Avoid going home

For many students, especially in-state first-years, there can be a strong temptation to visit home every weekend instead of staying on campus. 

Some students may feel that their on-campus housing situation is uncomfortable or has a hazardous “environmental growth,” while others may feel disconnected from the campus community and want to feel the warmth of a welcoming place.  

Whatever the reason, there are even more compelling reasons to push yourself to stay on campus as much as possible. 

As a first-year, I made the mistake of going home basically every weekend, and it has been my biggest regret from my time at Tech. 

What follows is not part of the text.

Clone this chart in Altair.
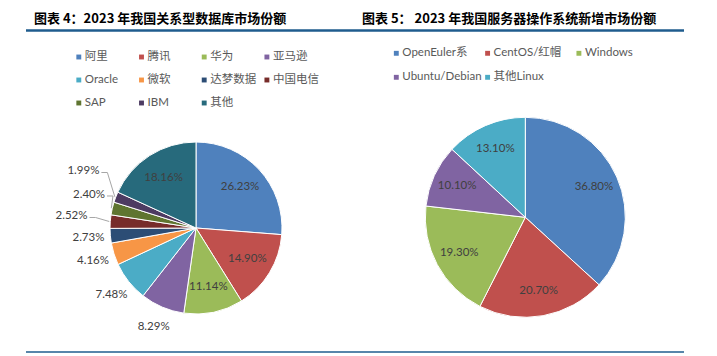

Instead of building deep, meaningful friendships and making memories I will remember for the rest of my life, I went home and hid from the realities at school
that I was too scared to face. 

I was physically running away from campus in an attempt to metaphorically run away from my problems. 

I was afraid of the intense feelings of stillness and loneliness that I was experiencing, despite the fact that the only way to combat my intense anxieties about the realities of life was  to finally face them head on. 

I was leaving campus every weekend because I felt like I had no friends to hang out with, but the depressing irony was that the best way to make good friends on campus was to stick around on the weekend and reach out to new people. 

I dreaded returning to my freshman dorm so badly that I fled campus every Friday after my classes ended and didn’t return until late Sunday night, which consequently ensured that my bed at Tech never felt like it could be my home. 

When faced with the emotional turmoil that arises  from major life changes, such as going to college for the first time, the quickest way to feel better is to lean into the discomfort and get used to your new normal. 

However, this is the opposite of what many people’s instinct in new or scary situations is. 

In particular, the aging residence halls, intense academic pressures and somewhat strange social atmosphere at Tech can make more introverted or anxious first-years struggle to successfully lean into the discomfort associated with  starting college. 

It can easily start to feel like you are a single, lonely island in a sea of archipelagos when you feel like everyone is having fun without you. 

However, I can almost guarantee that this is never actually the case. Every semester, first-years and upperclassmen flood social platforms like Reddit to share how they feel alone and wish to make new friends.  The chances that you are ever actually the only one who feels alone at Tech on weekends is essentially zero. 

Regardless of whether you are a nervous first-year or an exhausted fifth-year, I believe that the experiences you could be having on campus on the weekend are much better than if you went home simply for the sake of it. 

Whether it’s reaching out to someone you haven’t talked to for a couple of years, reaching out to someone else in a club you have joined or even just going grocery shopping and planning to cook your favorite meal, making plans to look forward to during the weekend instead of leaving campus could be the first step towards confronting your fear of loneliness on campus.